Nate runs to Sharon, like he always does, and hides his face in her dress. She puts her hand over his head and ruffles his hair.
"Kiddo, you up for another cupcake."
He holds her hand and nods. She smiles at him. It is an act because the smile doesn't quite reach her eyes. She clears her throat still her voice breaks. "Lets, go."
She then walks out of the room. Nate turns to me, his eyes pleading. He follows her outside. How will I recover from this tackle? Sharon is a tough woman. My best game may not be enough. Jonny boy your budding romance got blocked at first down.

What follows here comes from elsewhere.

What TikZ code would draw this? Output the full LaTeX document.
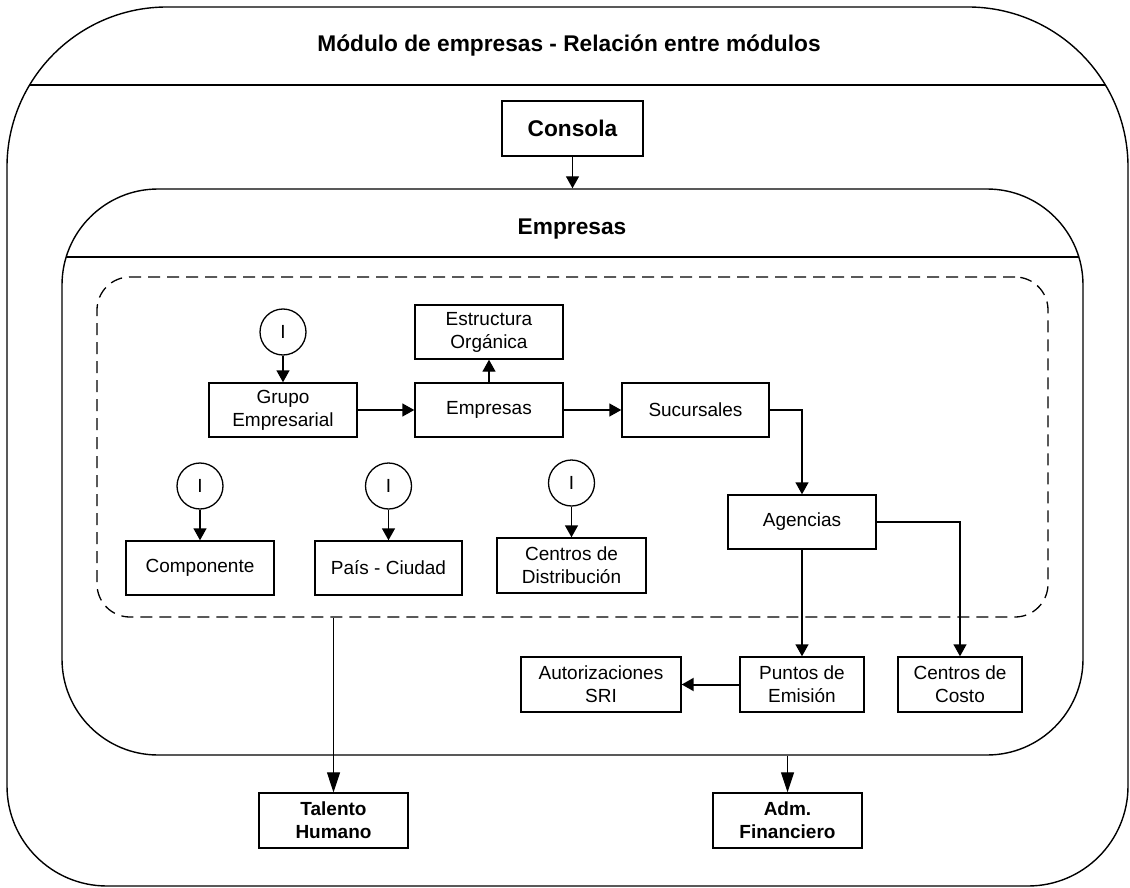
\documentclass[tikz,border=0pt]{standalone}
\usepackage{fontspec}
\setmainfont{Liberation Sans}
\usetikzlibrary{arrows.meta}

\begin{document}
\begin{tikzpicture}[x=1pt,y=-1pt,
  frame/.style={line width=1.4pt},
  box/.style={draw, line width=1.4pt, align=center, inner sep=0pt,
    font=\fontsize{19}{23}\selectfont},
  boldbox/.style={box, font=\fontsize{19}{23}\selectfont\bfseries},
  iface/.style={draw, circle, line width=1.3pt, minimum size=46pt, inner sep=0pt,
    font=\fontsize{19}{23}\selectfont},
  title/.style={font=\fontsize{22.7}{26}\selectfont\bfseries},
  link/.style={line width=1.4pt, -{Triangle[length=12pt,width=13pt]}},
  thinlink/.style={line width=1.1pt, -{Triangle[length=20pt,width=13pt]}}
]
\useasboundingbox (0,0) rectangle (1130,888);

% outer module frame: wide top corners, tighter bottom corners
\draw[frame] (7,450) [rounded corners=160pt] -- (7,7) -- (1128,7) -- (1128,450)
  [rounded corners=100pt] -- (1128,886) -- (7,886) -- cycle;
\draw[frame] (29.6,85) -- (1105.4,85);
\node[title] (ttl) at (569,46) {Módulo de empresas - Relación entre módulos};

% inner companies module
\node[draw, line width=1.4pt, rounded corners=96pt, minimum width=1021pt,
  minimum height=566pt, inner sep=0pt] (inner) at (572.5,472) {};
\draw[frame] (66.2,257) -- (1078.8,257);
\node[title] (emptitle) at (572,229) {Empresas};

% dashed grouping
\node[draw, line width=1.3pt, dash pattern=on 12pt off 7pt, rounded corners=33pt,
  minimum width=951pt, minimum height=340pt, inner sep=0pt] (group) at (572.5,447) {};

% console
\node[boldbox, font=\fontsize{22.7}{26}\selectfont\bfseries, minimum width=141pt,
  minimum height=55pt] (consola) at (572.5,128.5) {Consola};

% boxes inside the grouping
\node[box, minimum width=148pt, minimum height=54pt] (grupo) at (283,410) {Grupo\\Empresarial};
\node[box, minimum width=148pt, minimum height=54pt] (empresas) at (489,410) {Empresas};
\node[box, minimum width=148pt, minimum height=54pt] (estructura) at (489,332) {Estructura\\Orgánica};
\node[box, minimum width=147pt, minimum height=54pt] (sucursales) at (695.5,410) {Sucursales};
\node[box, minimum width=148pt, minimum height=54pt] (componente) at (200,568) {Componente};
\node[box, minimum width=147pt, minimum height=54pt] (pais) at (388.5,568) {País - Ciudad};
\node[box, minimum width=149pt, minimum height=55pt] (centrosdist) at (571.5,565.5) {Centros de\\Distribución};
\node[box, minimum width=148pt, minimum height=54pt] (agencias) at (802,522) {Agencias};

% interface markers
\node[iface] (i1) at (283,332) {I};
\node[iface] (i2) at (200,486) {I};
\node[iface] (i3) at (388.5,486) {I};
\node[iface] (i4) at (571.5,483) {I};

% boxes below the grouping
\node[box, minimum width=160pt, minimum height=55pt] (autoriz) at (601,684.5) {Autorizaciones\\SRI};
\node[box, minimum width=124pt, minimum height=55pt] (puntos) at (802,684.5) {Puntos de\\Emisión};
\node[box, minimum width=124pt, minimum height=55pt] (costo) at (960,684.5) {Centros de\\Costo};

% related modules
\node[boldbox, minimum width=149pt, minimum height=55pt] (talento) at (333.5,820.5) {Talento\\Humano};
\node[boldbox, minimum width=149pt, minimum height=55pt] (adm) at (787.5,820.5) {Adm.\\Financiero};

% connectors
\draw[link] (consola.south) -- (inner.north);
\draw[link] (i1.south) -- (grupo.north);
\draw[link] (i2.south) -- (componente.north);
\draw[link] (i3.south) -- (pais.north);
\draw[link] (i4.south) -- (centrosdist.north);
\draw[link] (grupo.east) -- (empresas.west);
\draw[link] (empresas.north) -- (estructura.south);
\draw[link] (empresas.east) -- (sucursales.west);
\draw[link] (sucursales.east) -| (agencias.north);
\draw[link] (agencias.south) -- (puntos.north);
\draw[link] (agencias.east) -| (costo.north);
\draw[link, line width=2pt] (puntos.west) -- (autoriz.east);
\draw[thinlink] (group.south -| talento.north) -- (talento.north);
\draw[thinlink] (inner.south -| adm.north) -- (adm.north);
\end{tikzpicture}
\end{document}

Chapter 22: What Is Best For Us?
Sharon
Oh, you stupid heart! Be still. I brace myself on the wall outside Jon's room. It does nothing to stop the palpitations or the shivering. A gentle tug to my white coat stops them midway. Nate stands staring at me, eyes full of fear. The child does not deserve this. At least not on my account. I can offer him my friendship and nothing more. Something I didn't have when I was his age.
"Let's go grab those cupcakes?"
Nate takes my extended hand, and we walk to my room. Once inside, he settles on the couch. I offer him the cupcake box, but he declines.

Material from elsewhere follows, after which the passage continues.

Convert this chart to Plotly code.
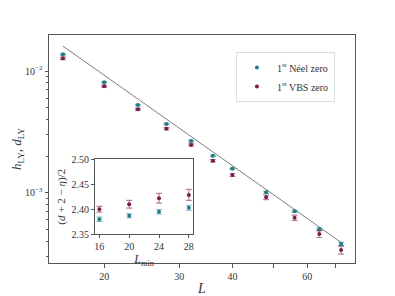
import plotly.graph_objects as go
import numpy as np

# ---- data ----
L = [16, 20, 24, 28, 32, 36, 40, 48, 56, 64, 72]
neel = [0.01371, 0.00807, 0.00526, 0.00367, 0.00266, 0.00201, 0.001574, 0.001007, 0.000703, 0.000500, 0.000379]
neel_err = [0.0002, 0.0001, 0.00007, 0.00005, 0.00004, 0.00003, 0.00002, 0.00002, 0.000015, 0.000012, 0.000012]
vbs = [0.01271, 0.00748, 0.00484, 0.00336, 0.00247, 0.001833, 0.001398, 0.000916, 0.000623, 0.000458, 0.000338]
vbs_err = [0.0003, 0.00015, 0.0001, 0.00007, 0.00005, 0.00004, 0.00004, 0.00004, 0.00003, 0.00003, 0.000025]

fit_L = [16, 72]
fit_exponent = 2.47
fit_prefactor = 15.1

Lmin = [16, 20, 24, 28]
inset_neel = [2.380, 2.387, 2.395, 2.403]
inset_neel_err = [0.0045, 0.004, 0.0045, 0.005]
inset_vbs = [2.400, 2.410, 2.422, 2.4286]
inset_vbs_err = [0.0056, 0.0077, 0.0097, 0.011]

teal = "#1f7f85"
teal_light = "rgba(31,127,133,0.55)"
maroon = "#7d1a4e"
maroon_light = "rgba(125,26,78,0.55)"
font_family = "Liberation Serif, Times New Roman, serif"

fit_y = [fit_prefactor * l ** (-fit_exponent) for l in fit_L]

fig = go.Figure()
fig.add_trace(go.Scatter(x=fit_L, y=fit_y, mode="lines",
                         line=dict(color="#6e6e6e", width=0.9), showlegend=False))
fig.add_trace(go.Scatter(x=L, y=neel, mode="markers", name="1<sup>st</sup> Néel zero",
                         marker=dict(color=teal, size=4),
                         error_y=dict(type="data", array=neel_err, color=teal_light, thickness=1.2, width=3)))
fig.add_trace(go.Scatter(x=L, y=vbs, mode="markers", name="1<sup>st</sup> VBS zero",
                         marker=dict(color=maroon, size=4),
                         error_y=dict(type="data", array=vbs_err, color=maroon_light, thickness=1.2, width=3)))

fig.add_trace(go.Scatter(x=Lmin, y=inset_neel, mode="markers", xaxis="x2", yaxis="y2", showlegend=False,
                         marker=dict(color=teal, size=4),
                         error_y=dict(type="data", array=inset_neel_err, color=teal_light, thickness=1.2, width=3)))
fig.add_trace(go.Scatter(x=Lmin, y=inset_vbs, mode="markers", xaxis="x2", yaxis="y2", showlegend=False,
                         marker=dict(color=maroon, size=4),
                         error_y=dict(type="data", array=inset_vbs_err, color=maroon_light, thickness=1.2, width=3)))

axis_line = "#555555"
# page body has an 8px default margin, so the figure is sized/offset to compensate
fig.update_layout(
    width=387, height=288,
    margin=dict(l=41, r=40, t=27, b=33),
    paper_bgcolor="white", plot_bgcolor="white",
    font=dict(family=font_family, size=10, color="#333333"),
    xaxis=dict(type="log", range=[1.1714, 1.8900], showgrid=False, zeroline=False, automargin=False,
               showline=True, linecolor=axis_line, linewidth=1, mirror=True,
               ticks="outside", ticklen=3.5, tickcolor=axis_line,
               tickmode="array", tickvals=[20, 30, 40, 50, 60, 70],
               ticktext=["20", "30", "40", "", "60", ""],
               title=dict(text="<i>L</i>", font=dict(size=14), standoff=7)),
    yaxis=dict(type="log", range=[-3.578, -1.704], showgrid=False, zeroline=False, automargin=False,
               showline=True, linecolor=axis_line, linewidth=1, mirror=True,
               ticks="outside", ticklen=3.5, tickcolor=axis_line,
               tickmode="array", tickvals=[1e-3, 1e-2],
               ticktext=["10<sup>−3</sup>", "10<sup>−2</sup>"],
               minor=dict(tickmode="array",
                          tickvals=[3e-4, 4e-4, 5e-4, 6e-4, 7e-4, 8e-4, 9e-4,
                                    2e-3, 3e-3, 4e-3, 5e-3, 6e-3, 7e-3, 8e-3, 9e-3],
                          ticks="outside", ticklen=2, tickcolor=axis_line),
               title=dict(text="<i>h</i><sub>LY</sub>, <i>d</i><sub>LY</sub>", font=dict(size=13), standoff=0)),
    xaxis2=dict(domain=[0.150, 0.4716], anchor="y2", range=[15.4, 28.6], showgrid=False, zeroline=False,
                automargin=False,
                showline=True, linecolor=axis_line, linewidth=1, mirror=True,
                ticks="outside", ticklen=3, tickcolor=axis_line,
                tickmode="array", tickvals=[16, 20, 24, 28], tickfont=dict(size=10),
                title=dict(text="<i>L</i><sub>min</sub>", font=dict(size=12), standoff=0)),
    yaxis2=dict(domain=[0.126, 0.455], anchor="x2", range=[2.35, 2.50], showgrid=False, zeroline=False,
                automargin=False,
                showline=True, linecolor=axis_line, linewidth=1, mirror=True,
                ticks="outside", ticklen=3, tickcolor=axis_line,
                tickmode="array", tickvals=[2.35, 2.40, 2.45, 2.50],
                ticktext=["2.35", "2.40", "2.45", "2.50"], tickfont=dict(size=10),
                title=dict(text="(<i>d</i> + 2 − <i>η</i>)/2", font=dict(size=11), standoff=3)),
    legend=dict(x=0.611, y=0.925, xanchor="left", yanchor="top",
                bgcolor="white", bordercolor="#dddddd", borderwidth=1,
                font=dict(size=10), itemwidth=30, tracegroupgap=0),
    showlegend=True,
)

fig.write_html("out.html")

"What do you want to do? We can read a book or play a board game. I bought a new one yesterday."
He shakes his head, not willing to do anything. "I don't like her. She is bad." Nate crosses his arms.
I sit down near him and lift his chin. "Don't be in a rush, dear. Once you know her better, you might like Naomi."
He ignores my words, " I like you."
A sigh escapes my chest as my body shudders. "I like you too bud, but life is not that simple. When you grow up, you will understand."
"I don't want to grow up," Nate pouts.
"Oh, my sweet boy! No one wants to grow up, but we don't have a choice."
"I don't want to like her."
God, this kid
is persistent. I need a different tactic. "Nate, tell me something. Is there anything you like now, which you hated on your last birthday?"
Nate thinks for a while. His face lights up when the answer strikes him. "Veggies! I hated them, but then granny made some chili with lots of vegetables. It was yum. Daddy says I need to eat some to be strong like him." He pauses and wrinkles his nose, "But I still hate broccoli."
His cute expressions make me smile. "You do eat them to be strong and healthy." Nate nods.
"In the same way, you need to give Naomi a chance."
He goes quiet. The silence is eerie. A knock on the door startles us. "Please come in."
Tom and Emily enter. She walks and stands near Nate. "Time to go, Nate. It is getting late."
Nate looks at her and then at me. With a sigh, he stands up and walks. He stops at the door and turns to me. "Will I see you again?"
How do I respond? The whole situation is muddled in my mind. How can I clear his confusion when I have no clarity? I decide to play it safe. "Your dad is here for another week. You can come over whenever you are here." This is the best I can offer him.
"What about after he leaves the hospital?"
Relentless. This kid is relentless, like his father who nags me every day about getting back to the game. I can only smile. "Let us take it one meeting at a time."
Nate nods and leaves with Emily. She smiles in acknowledgment.
The room goes silent again. I stare at the shut door. Did I do this right? I hope what I am doing is right for everyone. Tom's tap on my shoulder breaks me out of my reverie. I flinch. He stares, eyebrows raised.
"Tom, why does it hurt?"
"That bad, huh?" He reaches out and holds my hand, squeezing it to comfort me. "I've got you, girl. I will take over Jon's care as we planned."
"Thank you."
Tom and I have been friends for three years. He is the brother I never had.
"Time to go back to work." I pick up the case sheets for the day's appointments.